The students say they are raising these concerns not to detract from the work of their peers, but to ensure that their concerns are acknowledged by the media and policymakers. “We surely do not feel that the lives or voices of minorities are valued as much as those of our white counterparts,” Roberts said.
Parkland’s black students say they wouldn’t be made safe by more police officers on campus
In recent weeks, racial justice activists and civil rights groups have noted that gun violence in black communities, rather than inspiring reform legislation or prompting national outcry, is often framed as the result of black people being unable to control themselves. Black activists say they have been portrayed as criminals when they hold protests.
“Black people, unfortunately, continue to be criminalized for our moments of courage, for our moments of mourning and grieving,” Black Lives Matter Network co-founder Patrisse Cullors said during a Huffington Post event in February.

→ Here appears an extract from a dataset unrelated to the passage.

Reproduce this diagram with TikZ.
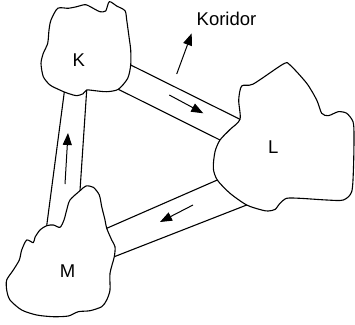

Experts on race and school discipline have noted that recent efforts to improve school safety and calls to arm teachers have largely ignored how increased discipline would affect students of color.
A 2014 fact sheet from the Department of Education’s Office for Civil Rights noted that, during the 2011-2012 school year, black students were suspended and expelled from school at a rate more than three times greater than white students. When broken down by race and gender, the OCR notes that black girls are suspended at six times the rate of white girls and at twice the rate of white boys.
Collectively, this disparity fuels what has been called the “school-to-prison-pipeline,” a systemic bias that civil rights advocates say pushes children and young adults of color out of the classroom and into the criminal justice system.
For black Parkland students like 17-year-old Kai Koerber, calls to increase police presence on campus and other security measures proposed after the February mass shooting have only made them more anxious.
“It’s bad enough we have to return with clear backpacks,” he said on Wednesday. “Should we also return with our hands up?”